Harare - CBZ Holding Limited has emerged as the most profitable bank in Zimbabwe after doubling its profit in the first half of the year that ended on June 30 2018.

The Bank relied on the sheer size of its balance sheet, large depositor base, strategy to recover debt and sweat its asset base, to claim top spot.

According to Equity Axis analysts, these results are a clear testimony of the reinvigoration and restructuring exercise the bank went through since the last quarter of 2018.

“The conservative approach in lending, the robust loan recoveries and the prudency in provisioning are indicators of a shift in strategy at the biggest bank by asset size and now by profit size as well.

“The TBs holding now at a record $1 billion, indicates the need by the bank to sweat its assets base so as to generate a return for shareholders in an environment where risk associated with loans is still high.

“This figure however equates to 20 percent of the total TBs estimated to have been issued to date and circa 55% of the bank’s earning assets, clearly a huge exposure for the bank,” said Equity Axis in its latest report.

Leveraging on its sheer balance sheet size, CBZ reported a 51percent growth in operating income from $48 million to $73 million in the period under review.

To date this is the strongest operating performance posted by the bank, which is the sector’s largest by balance sheet, has ever achieved.

Driving the operating performance was a sustained growth in fee and commission income which was underpinned by a significant growth in transactions in line with market trends and the group’s digital strategy.

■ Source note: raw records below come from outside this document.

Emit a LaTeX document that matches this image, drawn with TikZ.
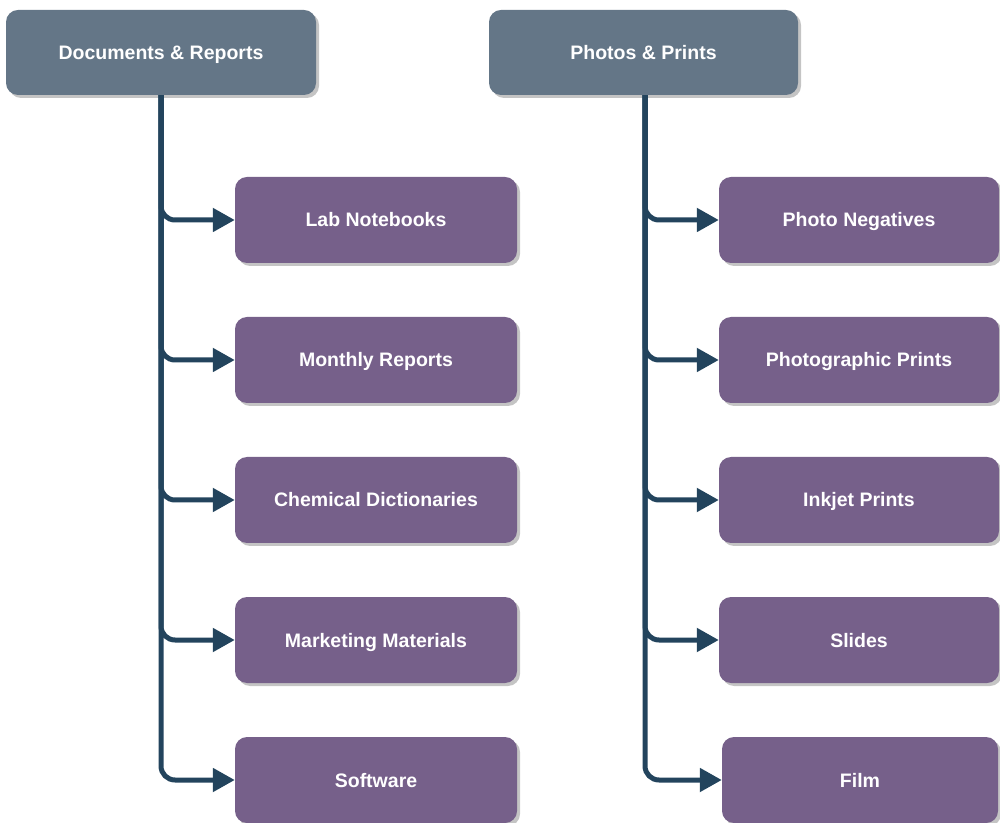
\documentclass[tikz,border=0pt]{standalone}
\usepackage{fontspec}
\setmainfont{Liberation Sans}
\usetikzlibrary{arrows.meta,shadows}
\definecolor{hdrfill}{HTML}{647687}
\definecolor{kidfill}{HTML}{76608A}
\definecolor{connclr}{HTML}{23445D}
\definecolor{shadowclr}{HTML}{C4C4C4}
\tikzset{
  box/.style={rounded corners=12pt, draw=none, text=white,
    font=\bfseries\fontsize{19.5}{23}\selectfont, inner sep=0pt,
    text height=18pt, text depth=4pt,
    drop shadow={shadow xshift=3pt, shadow yshift=-3pt, fill=shadowclr, opacity=1}},
  hdrbox/.style={box, fill=hdrfill, minimum height=85pt},
  kidbox/.style={box, fill=kidfill, minimum height=86pt},
  conn/.style={draw=connclr, line width=5pt, rounded corners=14pt,
    -{Triangle[length=22pt,width=23pt]}}
}
\begin{document}
\begin{tikzpicture}[x=1pt,y=1pt]
\useasboundingbox (0,0) rectangle (1000,822);
% headers
\node[hdrbox, minimum width=310pt] (h1) at (161,769.5) {Documents \& Reports};
\node[hdrbox, minimum width=309pt] (h2) at (643.5,769.5) {Photos \& Prints};
% left children
\node[kidbox, minimum width=282pt] (a1) at (376,602) {Lab Notebooks};
\node[kidbox, minimum width=282pt] (a2) at (376,462) {Monthly Reports};
\node[kidbox, minimum width=282pt] (a3) at (376,322) {Chemical Dictionaries};
\node[kidbox, minimum width=282pt] (a4) at (376,182) {Marketing Materials};
\node[kidbox, minimum width=282pt] (a5) at (376,42) {Software};
% right children
\node[kidbox, minimum width=280pt] (b1) at (859,602) {Photo Negatives};
\node[kidbox, minimum width=280pt] (b2) at (859,462) {Photographic Prints};
\node[kidbox, minimum width=280pt] (b3) at (859,322) {Inkjet Prints};
\node[kidbox, minimum width=280pt] (b4) at (859,182) {Slides};
\node[kidbox, minimum width=276pt] (b5) at (860,42) {Film};
% connectors
\foreach \k in {a1,a2,a3,a4,a5}{
  \draw[conn] (h1.south) |- (\k.west);
}
\coordinate (h2s) at ([xshift=1.5pt]h2.south);
\foreach \k in {b1,b2,b3,b4,b5}{
  \draw[conn] (h2s) |- (\k.west);
}
\end{tikzpicture}
\end{document}
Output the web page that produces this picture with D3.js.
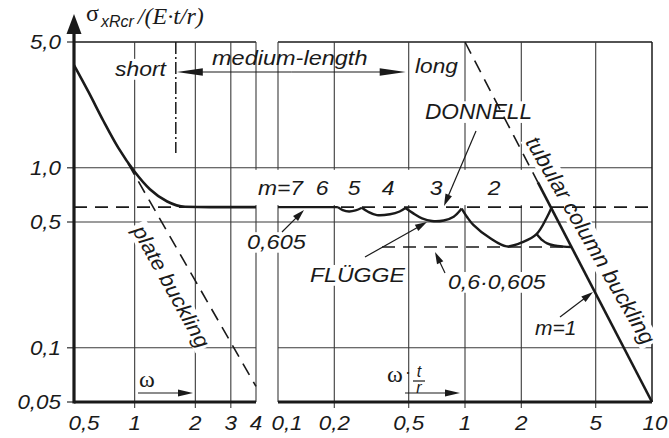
<!DOCTYPE html>
<html><head><meta charset="utf-8">
<script src="https://cdn.jsdelivr.net/npm/d3@7"></script>
<style>
html,body{margin:0;padding:0;background:#fff;}
svg{display:block;}
text{font-family:"Liberation Sans",Arial,sans-serif;font-style:italic;fill:#1a1a1a;}
</style></head><body>
<svg id="chart" width="669" height="438"></svg>
<script>
// ---------- axis ticks ----------
const yTicks = [0.05, 0.1, 0.5, 1.0, 5.0];
const yTickLabels = ["0,05", "0,1", "0,5", "1,0", "5,0"];
const omegaTicks = [0.5, 1, 2, 3, 4];
const omegaTickLabels = ["0,5", "1", "2", "3", "4"];
const relTicks = [0.1, 0.2, 0.5, 1, 2, 5, 10];
const relTickLabels = ["0,1", "0,2", "0,5", "1", "2", "5", "10"];

// ---------- short cylinders (left panel, over ω) ----------
const shortOmega = [0.5, 0.59, 0.7, 0.83, 1.0, 1.19, 1.45, 1.78, 2.36, 4];
const shortSigma = [3.72, 2.64, 1.82, 1.29, 0.95, 0.76, 0.65, 0.608, 0.605, 0.605];
const plateOmega = [0.926, 4];
const plateSigma = [1.06, 0.061];
const shortLimitOmega = 1.6;

// ---------- reference levels ----------
const classicalSigma = 0.605;
const reducedSigma = 0.363;          // 0,6·0,605
const reducedFrom = 0.36, reducedTo = 3.72;

// ---------- FLÜGGE mode branches (right panel, over ω·t/r) ----------
const fluggeM7 = [[0.1, 0.605], [0.209, 0.605]];
const fluggeM5 = [[0.209, 0.605], [0.222, 0.582], [0.24, 0.572], [0.26, 0.58], [0.281, 0.6]];
const fluggeM4 = [[0.281, 0.6], [0.303, 0.57], [0.338, 0.546], [0.397, 0.552], [0.447, 0.572], [0.48, 0.598]];
const fluggeM3 = [[0.48, 0.598], [0.527, 0.56], [0.589, 0.524], [0.666, 0.506], [0.77, 0.51], [0.87, 0.535], [0.96, 0.594]];
const fluggeM2 = [[0.96, 0.594], [1.03, 0.53], [1.108, 0.482], [1.36, 0.407], [1.67, 0.366], [2.05, 0.388], [2.42, 0.43], [2.73, 0.526], [2.9, 0.6]];
const fluggeM1 = [[2.42, 0.428], [2.6, 0.395], [2.75, 0.38], [3.0, 0.37], [3.36, 0.365], [3.72, 0.363]];

// tubular column buckling line
const columnDashed = [[1, 5], [2.45, 0.833]];
const columnSolid = [[2.45, 0.833], [10, 0.05]];

// ---------- scales ----------
const svg = d3.select("#chart");
const yS = d3.scaleLog().domain([0.05, 5]).range([402, 42]);
const xL = d3.scaleLog().domain([0.5, 4]).range([74, 256]);
const xR = d3.scaleLog().domain([0.1, 10]).range([278, 652]);
const INK = "#1a1a1a", GRID = "#3a3a3a";

function hline(x1, x2, y, w, col, dash) {
  const l = svg.append("line").attr("x1", x1).attr("x2", x2).attr("y1", y).attr("y2", y)
    .attr("stroke", col || GRID).attr("stroke-width", w || 1.1);
  if (dash) l.attr("stroke-dasharray", dash);
  return l;
}
function vline(x, y1, y2, w, col, dash) {
  const l = svg.append("line").attr("x1", x).attr("x2", x).attr("y1", y1).attr("y2", y2)
    .attr("stroke", col || GRID).attr("stroke-width", w || 1.1);
  if (dash) l.attr("stroke-dasharray", dash);
  return l;
}

// ---------- grid ----------
const yTop = yS(5), yBot = yS(0.05);
[0.5, 1.0].forEach(v => hline(xL(0.5), xR(10), yS(v)));
hline(xL(0.5), xL(4), yS(0.1));
hline(xR(0.1), xR(10), yS(0.1));
hline(xL(0.5), xL(4), yTop, 1.4, INK);
hline(xR(0.1), xR(10), yTop, 1.4, INK);
omegaTicks.slice(1).forEach(v => vline(xL(v), yTop, yBot + (v < 4 ? 6 : 0)));
relTicks.forEach(v => vline(xR(v), yTop, yBot + (v > 0.1 && v < 10 ? 6 : 0), v === 10 ? 1.5 : 1.1, v === 10 ? INK : GRID));

// white band behind the mode numbers
svg.append("rect").attr("x", 250).attr("y", yS(1.0) + 2).attr("width", 282)
  .attr("height", yS(classicalSigma) - yS(1.0) - 4).attr("fill", "#fff");

// ---------- labels ----------
function label(x, y, str, o = {}) {
  const g = svg.append("g")
    .attr("transform", `translate(${x},${y}) rotate(${o.rot || 0}) scale(${o.sx || 1},1)`);
  const t = g.append("text").attr("font-size", o.size || 21)
    .attr("text-anchor", o.anchor || "start").text(str);
  if (o.family) t.style("font-family", o.family);
  if (o.upright) t.style("font-style", "normal");
  if (o.bg) {
    const b = t.node().getBBox();
    g.insert("rect", "text").attr("x", b.x - 2).attr("y", b.y + 2)
      .attr("width", b.width + 4).attr("height", b.height - 3).attr("fill", "#fff");
  }
  return t;
}

label(115, 76, "short", { sx: 1.09, bg: true });
label(212, 65, "medium-length", { sx: 1.12 });
label(415, 73, "long", { sx: 1.08 });
label(425, 119, "DONNELL", { size: 22, sx: 1.03, bg: true });

const modeNames = ["m=7", "6", "5", "4", "3", "2"];
const modePix = [280.5, 322, 354, 388, 436, 494];
modeNames.forEach((m, i) => label(modePix[i], 195, m, { anchor: "middle", sx: 1.09 }));

label(247, 249, "0,605", { sx: 1.12, bg: true });
label(310, 282, "FLÜGGE", { sx: 1.1, bg: true });
label(448, 289, "0,6·0,605", { sx: 1.1, bg: true });
label(535, 335, "m=1", { sx: 1.0 });
label(165, 290, "plate buckling", { rot: 61, anchor: "middle", sx: 1.06, bg: true });
label(584, 244, "tubular column buckling", { rot: 60, anchor: "middle", size: 22, sx: 1.02, bg: true });

// ---------- curves ----------
const lineL = d3.line().x(d => xL(d[0])).y(d => yS(d[1]));
const lineR = d3.line().x(d => xR(d[0])).y(d => yS(d[1]));
const DASH = "13,8";

// 0,605 reference
svg.append("path").attr("d", lineL([[0.5, classicalSigma], [4, classicalSigma]]))
  .attr("fill", "none").attr("stroke", INK).attr("stroke-width", 1.6).attr("stroke-dasharray", DASH);
svg.append("path").attr("d", lineR([[0.1, classicalSigma], [10, classicalSigma]]))
  .attr("fill", "none").attr("stroke", INK).attr("stroke-width", 1.6).attr("stroke-dasharray", DASH);
// 0,6·0,605 reference
svg.append("path").attr("d", lineR([[reducedFrom, reducedSigma], [reducedTo, reducedSigma]]))
  .attr("fill", "none").attr("stroke", INK).attr("stroke-width", 1.6).attr("stroke-dasharray", DASH);
// plate buckling
svg.append("path").attr("d", lineL(plateOmega.map((w, i) => [w, plateSigma[i]])))
  .attr("fill", "none").attr("stroke", INK).attr("stroke-width", 1.6).attr("stroke-dasharray", DASH);
// short / medium limit (dash-dot)
vline(xL(shortLimitOmega), yTop, 153, 1.5, INK, "12,3,2,3");

// short-cylinder curve
svg.append("path")
  .attr("d", lineL.curve(d3.curveMonotoneX)(shortOmega.map((w, i) => [w, shortSigma[i]])))
  .attr("fill", "none").attr("stroke", INK).attr("stroke-width", 2.6);

// column buckling
svg.append("path").attr("d", d3.line().x(d => xR(d[0])).y(d => yS(d[1]))(columnDashed))
  .attr("fill", "none").attr("stroke", INK).attr("stroke-width", 1.6).attr("stroke-dasharray", DASH);
svg.append("path").attr("d", d3.line().x(d => xR(d[0])).y(d => yS(d[1]))(columnSolid))
  .attr("fill", "none").attr("stroke", INK).attr("stroke-width", 2.6);

// FLÜGGE branches
const modeLine = d3.line().x(d => xR(d[0])).y(d => yS(d[1])).curve(d3.curveCatmullRom.alpha(0.5));
[fluggeM7, fluggeM5, fluggeM4, fluggeM3, fluggeM2, fluggeM1].forEach(seg => {
  svg.append("path").attr("d", modeLine(seg)).attr("fill", "none")
    .attr("stroke", INK).attr("stroke-width", 2.4).attr("stroke-linejoin", "round");
});

// ---------- axes ----------
hline(xL(0.5), xL(4), yBot, 3.2, INK);
hline(xR(0.1), xR(10), yBot, 3.2, INK);
vline(xL(0.5), yBot + 1.6, 30, 3.2, INK);
svg.append("path").attr("d", `M${xL(0.5)},14 L${xL(0.5) - 7.5},34 L${xL(0.5) + 7.5},34 Z`).attr("fill", INK);

yTicks.forEach((v, i) => {
  hline(67, xL(0.5), yS(v), 1.1, INK);
  label(61, yS(v) + 7, yTickLabels[i], { anchor: "end", size: 20, sx: 1.12 });
});
omegaTicks.forEach((v, i) => label(xL(v) + (i === 0 ? 10 : 0), 430, omegaTickLabels[i], { anchor: "middle", size: 20, sx: 1.12 }));
relTicks.forEach((v, i) => label(xR(v) + (i === 0 ? 9 : i === relTicks.length - 1 ? 3 : 0), 430, relTickLabels[i], { anchor: "middle", size: 20, sx: 1.12 }));

// axis title  σ_xRcr /(E·t/r)
const title = svg.append("text").attr("x", 86).attr("y", 21).style("font-style", "normal");
title.append("tspan").style("font-family", "'Liberation Serif',serif").attr("font-size", 24).text("σ");
title.append("tspan").attr("font-size", 16).attr("dy", 6).attr("dx", 2).style("font-style", "italic").text("xRcr");
title.append("tspan").style("font-family", "'Liberation Serif',serif").style("font-style", "italic")
  .attr("font-size", 24).attr("dy", -3).attr("dx", 4).text("/(E·t/r)");

// ---------- arrows ----------
function arrow(x1, y1, x2, y2, len = 12, half = 3.5, w = 1.2) {
  const a = Math.atan2(y2 - y1, x2 - x1), c = Math.cos(a), s = Math.sin(a);
  const bx = x2 - c * len, by = y2 - s * len;
  svg.append("line").attr("x1", x1).attr("y1", y1).attr("x2", bx + c * 2).attr("y2", by + s * 2)
    .attr("stroke", INK).attr("stroke-width", w);
  svg.append("path").attr("d", `M${x2},${y2} L${bx - s * half},${by + c * half} L${bx + s * half},${by - c * half} Z`)
    .attr("fill", INK);
}
// medium-length span
const spanY = 72, spanL = xL(shortLimitOmega) + 1, spanR = xR(0.5) - 3;
arrow((spanL + spanR) / 2, spanY, spanL, spanY, 26, 3.8);
arrow((spanL + spanR) / 2, spanY, spanR, spanY, 26, 3.8);

arrow(282, 232, 304, 210);
arrow(365, 257, 427, 222);
arrow(445, 273, 435, 252);
arrow(476, 131, 444, 206);
arrow(560, 317, 593, 292);
arrow(138, 393, 193, 393, 15, 3.4);
arrow(405, 393, 460, 393, 15, 3.4);

// abscissa markers: ω and ω·t/r
label(147, 387, "ω", { anchor: "middle", size: 24, family: "'Liberation Serif',serif", upright: true });
label(395, 382, "ω", { anchor: "middle", size: 24, family: "'Liberation Serif',serif", upright: true });
label(408, 378, "·", { anchor: "middle", size: 18, upright: true });
label(419, 377, "t", { anchor: "middle", size: 16 });
hline(413, 425, 381, 1.2, INK);
label(419, 393, "r", { anchor: "middle", size: 16 });
</script>
</body></html>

In the period, the bank’s total number of accounts grew by 22 percent to 496,000 while additional Point of Sale machines were added bringing the total to 8145 from 5702 at the end of the first half of 2017.

Net interest income, which is income from lending activities rose 6 percent to $34.5 million benefitting from lower interest expenses.

The bank undertook to significantly trim its loan book maintaining what appears to be a deliberate strategy to manage its loan book.

Other income came in at $7.9 million which is a sharp growth from $1.8 million in the prior year largely impacted by a surge in recoveries and property sales.

The bank’s cost base came off by 3 percent to $37.1 million dragged by a decline in staff costs other costs however grew against the prior year impacted by a surge in depreciation costs.

Consequent to the surge in operating performance after tax profit came in at $32 million which was a growth of 219 percent on the prior comparable period and the highest since 2009.

This overall growth was achieved on the back of quicker growth income largely driven by expansion of transactional business.

The bank now leads in terms of profitability across the sector, overtaking tax exempted CABS and Stanbic who previously held top positions for a very long time.